▸ **AIM OF THE EXERCISE**: Repeat the material below exactly, with no pictures.

"""

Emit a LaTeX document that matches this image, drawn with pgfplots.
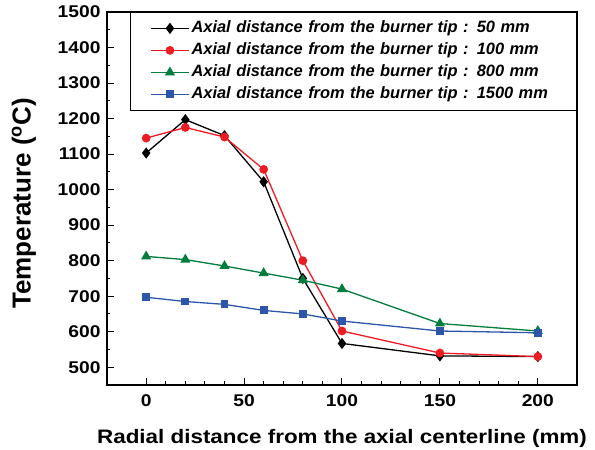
\documentclass[border=0pt]{standalone}
\usepackage{pgfplots}
\pgfplotsset{compat=1.18}
\usepackage{fontspec}
\setmainfont{Liberation Sans}
\setsansfont{Liberation Sans}
\definecolor{cblack}{RGB}{0,0,0}
\definecolor{cred}{RGB}{237,28,36}
\definecolor{cgreen}{RGB}{0,125,60}
\definecolor{cblue}{RGB}{45,85,170}
\begin{document}
\begin{tikzpicture}
\useasboundingbox (-107pt,-65pt) rectangle (488pt,385pt);
\begin{axis}[
    scale only axis,
    width=470pt, height=373pt,
    xmin=-20, xmax=220,
    ymin=450, ymax=1500,
    xtick={0,50,100,150,200},
    ytick={500,600,...,1500},
    minor x tick num=4,
    minor y tick num=1,
    tick pos=left,
    tick align=inside,
    major tick length=7pt,
    minor tick length=3.5pt,
    axis line style={line width=1.3pt},
    every tick/.style={line width=1pt, black},
    /pgf/number format/assume math mode=true,
    /pgf/number format/set thousands separator={},
    ticklabel style={font=\bfseries\fontsize{17}{20}\selectfont},
    xticklabel={\scalebox{1.13}[1]{\pgfmathprintnumber{\tick}}},
    yticklabel={\scalebox{1.13}[1]{\pgfmathprintnumber{\tick}}},
    yticklabel style={xshift=-3pt},
    xticklabel style={yshift=-6pt},
    xlabel={\scalebox{1.15}[1]{Radial distance from the axial centerline (mm)}},
    ylabel={Temperature (\textsuperscript{o}C)},
    xlabel style={font=\bfseries\fontsize{19.5}{22}\selectfont,
        at={(axis description cs:0.5,-0.1555)}, anchor=base},
    ylabel style={font=\bfseries\fontsize{26}{29}\selectfont,
        at={(axis description cs:-0.1766,0.487)}, anchor=center},
    legend style={at={(1,1)}, anchor=north east, draw=black, line width=0.8pt,
        font=\bfseries\itshape\fontsize{16.4}{18}\selectfont,
        row sep=0pt, inner xsep=20pt, inner ysep=5pt,
        nodes={text height=11pt, text depth=3pt, inner ysep=4pt, inner xsep=2pt,
               text width=363pt, align=left}},
    legend cell align=left,
    legend image code/.code={
        \draw[mark repeat=2, mark phase=2]
            plot coordinates {(0pt,0pt) (19pt,0pt) (38pt,0pt)};},
    every axis plot/.append style={line width=1.3pt},
]
\addplot[cblack, mark=diamond*, mark size=4.6pt] coordinates {
    (0,1103)(20,1197)(40,1152)(60,1022)(80,750)(100,567)(150,532)(200,530)};
\addplot[cred, mark=*, mark size=3.7pt] coordinates {
    (0,1145)(20,1175)(40,1148)(60,1057)(80,800)(100,602)(150,540)(200,530)};
\addplot[cgreen, mark=triangle*, mark size=4.6pt] coordinates {
    (0,812)(20,803)(40,785)(60,765)(80,745)(100,720)(150,623)(200,602)};
\addplot[cblue, mark=square*, mark size=3.3pt] coordinates {
    (0,697)(20,685)(40,677)(60,660)(80,650)(100,630)(150,602)(200,597)};
\legend{Axial distance from the burner tip : 50 mm,
        Axial distance from the burner tip : 100 mm,
        Axial distance from the burner tip : 800 mm,
        Axial distance from the burner tip : 1500 mm}
\end{axis}
\end{tikzpicture}
\end{document}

"""

▸ **EXPECTED ANSWER**:
Emit a LaTeX document that matches this image, drawn with pgfplots.
\documentclass[border=0pt]{standalone}
\usepackage{pgfplots}
\pgfplotsset{compat=1.18}
\usepackage{fontspec}
\setmainfont{Liberation Sans}
\setsansfont{Liberation Sans}
\definecolor{cblack}{RGB}{0,0,0}
\definecolor{cred}{RGB}{237,28,36}
\definecolor{cgreen}{RGB}{0,125,60}
\definecolor{cblue}{RGB}{45,85,170}
\begin{document}
\begin{tikzpicture}
\useasboundingbox (-107pt,-65pt) rectangle (488pt,385pt);
\begin{axis}[
    scale only axis,
    width=470pt, height=373pt,
    xmin=-20, xmax=220,
    ymin=450, ymax=1500,
    xtick={0,50,100,150,200},
    ytick={500,600,...,1500},
    minor x tick num=4,
    minor y tick num=1,
    tick pos=left,
    tick align=inside,
    major tick length=7pt,
    minor tick length=3.5pt,
    axis line style={line width=1.3pt},
    every tick/.style={line width=1pt, black},
    /pgf/number format/assume math mode=true,
    /pgf/number format/set thousands separator={},
    ticklabel style={font=\bfseries\fontsize{17}{20}\selectfont},
    xticklabel={\scalebox{1.13}[1]{\pgfmathprintnumber{\tick}}},
    yticklabel={\scalebox{1.13}[1]{\pgfmathprintnumber{\tick}}},
    yticklabel style={xshift=-3pt},
    xticklabel style={yshift=-6pt},
    xlabel={\scalebox{1.15}[1]{Radial distance from the axial centerline (mm)}},
    ylabel={Temperature (\textsuperscript{o}C)},
    xlabel style={font=\bfseries\fontsize{19.5}{22}\selectfont,
        at={(axis description cs:0.5,-0.1555)}, anchor=base},
    ylabel style={font=\bfseries\fontsize{26}{29}\selectfont,
        at={(axis description cs:-0.1766,0.487)}, anchor=center},
    legend style={at={(1,1)}, anchor=north east, draw=black, line width=0.8pt,
        font=\bfseries\itshape\fontsize{16.4}{18}\selectfont,
        row sep=0pt, inner xsep=20pt, inner ysep=5pt,
        nodes={text height=11pt, text depth=3pt, inner ysep=4pt, inner xsep=2pt,
               text width=363pt, align=left}},
    legend cell align=left,
    legend image code/.code={
        \draw[mark repeat=2, mark phase=2]
            plot coordinates {(0pt,0pt) (19pt,0pt) (38pt,0pt)};},
    every axis plot/.append style={line width=1.3pt},
]
\addplot[cblack, mark=diamond*, mark size=4.6pt] coordinates {
    (0,1103)(20,1197)(40,1152)(60,1022)(80,750)(100,567)(150,532)(200,530)};
\addplot[cred, mark=*, mark size=3.7pt] coordinates {
    (0,1145)(20,1175)(40,1148)(60,1057)(80,800)(100,602)(150,540)(200,530)};
\addplot[cgreen, mark=triangle*, mark size=4.6pt] coordinates {
    (0,812)(20,803)(40,785)(60,765)(80,745)(100,720)(150,623)(200,602)};
\addplot[cblue, mark=square*, mark size=3.3pt] coordinates {
    (0,697)(20,685)(40,677)(60,660)(80,650)(100,630)(150,602)(200,597)};
\legend{Axial distance from the burner tip : 50 mm,
        Axial distance from the burner tip : 100 mm,
        Axial distance from the burner tip : 800 mm,
        Axial distance from the burner tip : 1500 mm}
\end{axis}
\end{tikzpicture}
\end{document}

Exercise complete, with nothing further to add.